Je souhaite également revenir sur la question des syndics et des administrateurs provisoires. Nicolas Binet était resté optimiste au sujet des syndics, pourtant ils font aussi partie des responsables de la dégradation des copropriétés, dont ils ont fait un marché. Ils ont souvent été reconduits année après année sans forcément engager les contentieux qui s'imposaient et leur absence de transparence a contribué à l'accumulation des impayés, entretenue par le très faible niveau de confiance des copropriétaires à leur égard. On peut se demander s'il faut faire venir des bailleurs sociaux pour gérer certains grands ensembles.

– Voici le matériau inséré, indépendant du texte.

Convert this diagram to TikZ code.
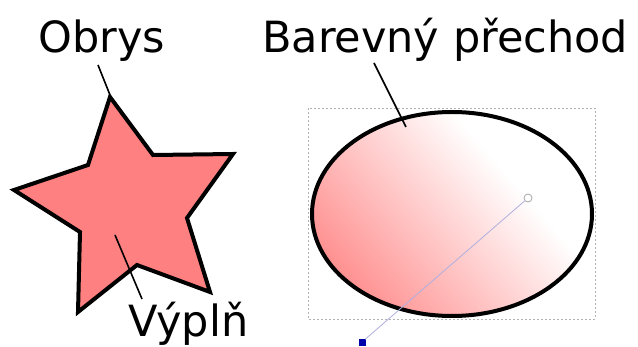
\documentclass[tikz,border=0pt]{standalone}
\usepackage{fontspec}
\setmainfont{DejaVu Sans}
\definecolor{starpink}{RGB}{255,128,128}
\definecolor{handleline}{RGB}{175,175,225}
\definecolor{handleblue}{RGB}{0,0,170}
\tikzset{
	lbl/.style={inner sep=0pt, anchor=base west, font=\fontsize{43}{50}\selectfont},
	outline/.style={line width=4pt, line join=miter},
	leader/.style={line width=1.6pt},
	selbox/.style={gray!60, line width=0.8pt, dash pattern=on 2pt off 2pt},
}
\begin{document}
\begin{tikzpicture}[x=1pt,y=-1pt]
	\useasboundingbox (0,0) rectangle (638,347);
	\filldraw[fill=starpink, outline] (110,97) -- (153,155) -- (233,154) -- (187,218) -- (210,292) -- (137,265) -- (78,312) -- (80,232) -- (14,190) -- (88,165) -- cycle;
	\draw[selbox] (308,108) rectangle (595,319);
	\begin{scope}
		\clip (452,214) ellipse [x radius=140, y radius=102];
		\fill[white] (300,100) rectangle (600,330);
		\begin{scope}[transform canvas={shift={(362,342)}, rotate=41}]
			\fill[starpink] (-300,-300) rectangle (0,300);
			\shade[left color=starpink, right color=white] (0,-300) rectangle (220,300);
		\end{scope}
	\end{scope}
	\draw[outline] (452,214) ellipse [x radius=140, y radius=102];
	\node[lbl] (obrys) at (38,53) {Obrys};
	\node[lbl] (barevny) at (262,53) {Barevný přechod};
	\node[lbl] (vypln) at (128,337) {Výplň};
	\coordinate (obrysfrom) at (98,65);
	\coordinate (obrystip) at (110,95);
	\coordinate (barevnyfrom) at (374,63);
	\coordinate (barevnyend) at (406,127);
	\coordinate (vyplnfrom) at (142,299);
	\coordinate (vyplnend) at (115,235);
	\draw[leader] (obrysfrom) -- (obrystip);
	\draw[leader] (barevnyfrom) -- (barevnyend);
	\draw[leader] (vyplnfrom) -- (vyplnend);
	\node[draw=handleblue, fill=handleblue, minimum size=6pt, inner sep=0pt] (gradstart) at (362,342) {};
	\node[circle, draw=gray!70, fill=white, minimum size=8pt, inner sep=0pt, line width=0.8pt] (gradend) at (528,198) {};
	\draw[handleline, line width=0.8pt] (gradstart) -- (gradend);
\end{tikzpicture}
\end{document}
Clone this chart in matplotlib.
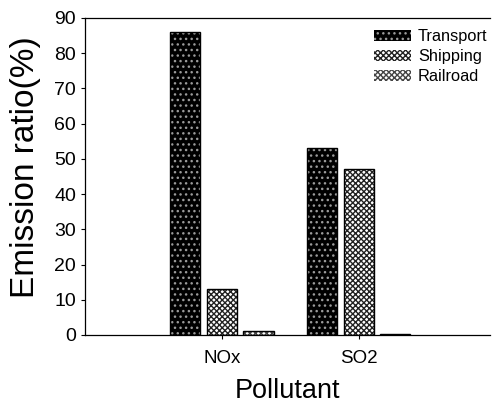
import numpy as np
import matplotlib.pyplot as plt
import matplotlib.patches as mpatches

plt.rcParams["font.family"] = ["Liberation Sans", "DejaVu Sans"]

# Donnees
polluants = ["NOx", "SO2"]
series = ["Transport", "Shipping", "Railroad"]
transport = [86, 53]
shipping = [13, 47]
railroad = [1, 0.3]

valeurs = [transport, shipping, railroad]
remplissage = ["black", "white", "white"]
motifs = ["...", "xxxxxx", "xxxxxx"]
couleur_motif = ["#9a9a9a", "#222222", "#444444"]

fig = plt.figure(figsize=(4.95, 4.2), dpi=100)
ax = fig.add_axes([0.172, 0.2024, 0.818, 0.755])

x = np.arange(len(polluants))
largeur = 0.22
pas = 0.267

for i, nom in enumerate(series):
    pos = x + (i - 1) * pas
    # remplissage + motif
    ax.bar(pos, valeurs[i], largeur, color=remplissage[i],
           hatch=motifs[i], edgecolor=couleur_motif[i], linewidth=0)
    # contour noir
    ax.bar(pos, valeurs[i], largeur, fill=False,
           edgecolor="black", linewidth=1.0)

# legende
leg_handles = []
for i, nom in enumerate(series):
    leg_handles.append(mpatches.Patch(facecolor=remplissage[i],
                                      hatch=motifs[i],
                                      edgecolor=couleur_motif[i],
                                      linewidth=0, label=nom))
ax.legend(handles=leg_handles, loc="upper right", frameon=False,
          fontsize=11.8, handlelength=2.3, handleheight=0.6,
          handletextpad=0.4, labelspacing=0.3,
          bbox_to_anchor=(1.03, 1.01))

ax.set_xlim(-1.0, 1.96)
ax.set_ylim(0, 90)
ax.set_yticks(range(0, 91, 10))
ax.set_xticks(x)
ax.set_xticklabels(polluants, fontsize=13.5)
ax.tick_params(axis="y", labelsize=14, length=3, width=0.8, direction="out")
ax.tick_params(axis="x", length=3, width=0.8, pad=8)

ax.spines["right"].set_visible(False)
for s in ["left", "top", "bottom"]:
    ax.spines[s].set_linewidth(0.9)

ax.set_ylabel("Emission ratio(%)", fontsize=24)
ax.yaxis.set_label_coords(-0.108, 0.53)
ax.set_xlabel("Pollutant", fontsize=19.5, labelpad=8)

fig.savefig("out.png", dpi=100)
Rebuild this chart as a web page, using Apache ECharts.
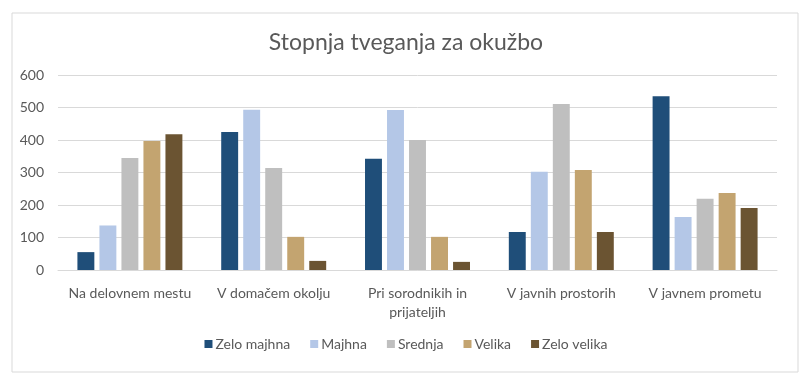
<!DOCTYPE html>
<html>
<head>
<meta charset="utf-8">
<script src="https://cdn.jsdelivr.net/npm/echarts@6/dist/echarts.min.js"></script>
<style>html,body{margin:0;padding:0;background:#fff}#c{width:812px;height:389px}</style>
</head>
<body>
<div id="c"></div>
<script>
const categories = ['Na delovnem mestu', 'V domačem okolju', 'Pri sorodnikih in\nprijateljih', 'V javnih prostorih', 'V javnem prometu'];
const seriesNames = ['Zelo majhna', 'Majhna', 'Srednja', 'Velika', 'Zelo velika'];
const zeloMajhna = [55, 425, 342, 117, 535];
const majhna = [137, 493, 492, 302, 163];
const srednja = [345, 314, 400, 511, 219];
const velika = [397, 102, 102, 308, 237];
const zeloVelika = [418, 28, 25, 117, 191];
const yTicks = [0, 100, 200, 300, 400, 500, 600];

const colors = ['#1F4E79', '#B4C7E7', '#BFBFBF', '#C3A470', '#6B5432'];
const values = [zeloMajhna, majhna, srednja, velika, zeloVelika];
const font = 'Lato, "Open Sans", sans-serif';

const chart = echarts.init(document.getElementById('c'));
chart.setOption({
  animation: false,
  textStyle: { fontFamily: font },
  graphic: [{
    type: 'rect', left: 9.5, top: 10.5,
    shape: { width: 786, height: 359 },
    style: { fill: 'none', stroke: '#D9D9D9', lineWidth: 1 }
  }],
  title: {
    text: 'Stopnja tveganja za okužbo', left: 'center', top: 26,
    textStyle: { fontFamily: font, fontSize: 23, fontWeight: 'normal', color: '#595959' }
  },
  legend: {
    data: seriesNames, bottom: 33, left: 'center',
    itemWidth: 8, itemHeight: 8, itemGap: 20, icon: 'rect',
    textStyle: { fontFamily: font, fontSize: 14, color: '#595959', padding: [0, 0, 0, -2] }
  },
  grid: { left: 58, right: 35, top: 75, bottom: 119, containLabel: false },
  xAxis: {
    type: 'category', data: categories,
    axisLine: { lineStyle: { color: '#D9D9D9' } },
    axisTick: { show: false },
    axisLabel: { fontFamily: font, fontSize: 14, color: '#595959', margin: 14, lineHeight: 19, interval: 0 }
  },
  yAxis: {
    type: 'value', min: yTicks[0], max: yTicks[yTicks.length - 1], interval: 100,
    axisLine: { show: false }, axisTick: { show: false },
    splitLine: { lineStyle: { color: '#D9D9D9' } },
    axisLabel: { fontFamily: font, fontSize: 14, color: '#595959', margin: 14 }
  },
  series: seriesNames.map((n, i) => ({
    name: n, type: 'bar', data: values[i],
    itemStyle: { color: colors[i] },
    barGap: '30%', barCategoryGap: '27%'
  }))
});
</script>
</body>
</html>
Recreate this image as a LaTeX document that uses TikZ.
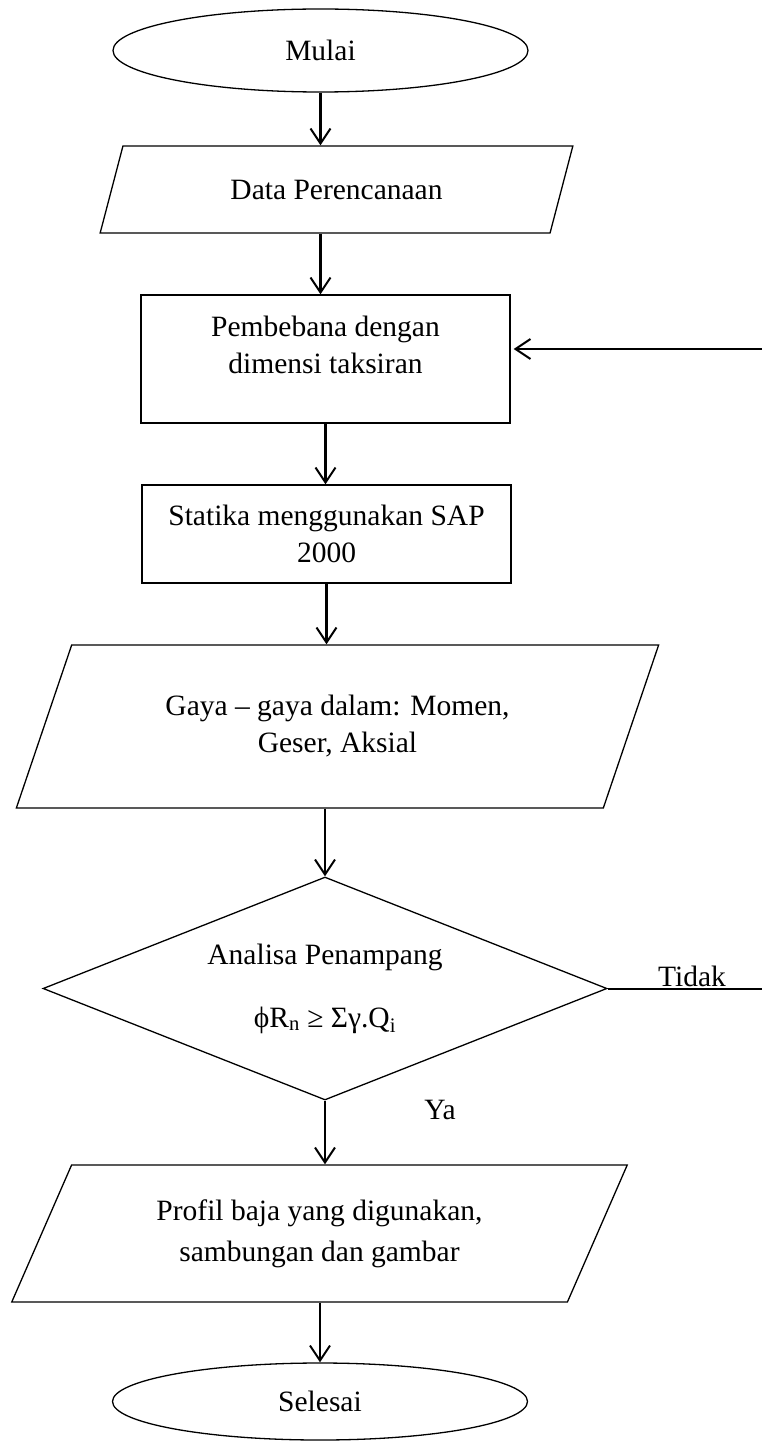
\documentclass[tikz,border=0pt]{standalone}
\usepackage{fontspec}
\setmainfont{Liberation Serif}
\usetikzlibrary{shapes.geometric,arrows.meta}

\begin{document}
\begin{tikzpicture}[
        x=1pt, y=-1pt,
        font=\fontsize{29.5}{37}\selectfont,
        term/.style={ellipse, draw, line width=1.3pt, inner sep=0pt,
                     minimum width=415pt},
        io/.style={trapezium, trapezium left angle=60, trapezium right angle=120,
                   trapezium stretches=true, draw, line width=1.3pt,
                   align=center, inner sep=0pt},
        proc/.style={rectangle, draw, line width=1.3pt, align=center,
                     minimum width=369pt, inner sep=0pt},
        cond/.style={diamond, draw, line width=1.3pt, align=center,
                     inner sep=0pt, shape aspect=2.53,
                     minimum width=564pt, minimum height=223pt},
        arw/.style={draw, line width=2.4pt,
                    -{Straight Barb[length=15pt, width=20pt, line width=2pt]}},
        line/.style={draw, line width=2pt},
    ]
    \useasboundingbox (0,0) rectangle (762,1442);

    \node[term, minimum height=83pt] (mulai) at (320.5,50.5) {Mulai};

    \node[io, minimum width=473pt, minimum height=87pt] (data) at (336.5,189.5)
        {Data Perencanaan};

    \node[proc, minimum height=128pt] (beban) at (325.5,359)
        {Pembebana dengan\\dimensi taksiran\\[-8pt]\mbox{}};

    \node[proc, minimum height=98pt] (statika) at (326.5,534)
        {Statika menggunakan SAP\\2000};

    \node[io, minimum width=645pt, minimum height=163pt] (gaya) at (337.5,726.5)
        {Gaya -- gaya dalam: Momen,\\Geser, Aksial};

    \node[cond] (cek) at (325,988.5)
        {Analisa Penampang\\[26pt]
         ϕR\textsubscript{n} ≥ Σγ.Q\textsubscript{i}};

    \node[io, minimum width=619pt, minimum height=137pt] (profil) at (319.5,1233.5)
        {Profil baja yang digunakan,\\[4pt]sambungan dan gambar};

    \node[term, minimum height=77pt] (selesai) at (320,1401.5) {Selesai};

    % arah alur
    \draw[arw] (mulai.south) -- (mulai.south |- data.north);
    \draw[arw] (mulai.south |- data.south) -- (mulai.south |- beban.north);
    \draw[arw] (beban.south) -- (beban.south |- statika.north);
    \draw[arw] (statika.south) -- (statika.south |- gaya.north);
    \draw[arw] (cek.north |- gaya.south) -- (cek.north);
    \draw[arw] (cek.south) -- (cek.south |- profil.north);
    \draw[arw] (selesai.north |- profil.south) -- (selesai.north);

    % cabang tidak / ya
    \coordinate (tepi) at (762,988);
    \coordinate (balik) at (762,349);
    \draw[line] (cek.east) -- (cek.east -| tepi);
    \node[anchor=base] (tidak) at (692,986) {Tidak};
    \node (ya) at (440,1110) {Ya};
    \draw[arw, shorten >=3pt] (balik) -- (beban.east |- balik);

\end{tikzpicture}
\end{document}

Quand une copropriété tombe en faillite, elle peut passer sous administration provisoire dans le cadre d'un mandat judiciaire. La seule personne qui contrôle l'administrateur provisoire aujourd'hui est le juge, via un rapport annuel, établi par l'administrateur provisoire lui-même, faisant état des travaux de redressement. Les juges n'ont donc pas réellement le temps, la capacité ni les compétences pour contrôler l'administration provisoire ; il en résulte un bas niveau de confiance. Pourquoi ne pas permettre au préfet, dans le cadre d'une ORCOD ou du plan Initiative copropriétés, de donner lui aussi son avis au juge sur l'action de l'administrateur provisoire ? Le niveau de défiance actuel, couplé aux honoraires élevés des administrateurs, donnent le sentiment que ceux-ci ont aussi fait des copropriétés dégradées un marché. Ceci est d'autant plus problématique qu'in fine, c'est la collectivité qui les finance alors qu'ils n'ont aucun compte à rendre à l'ANAH.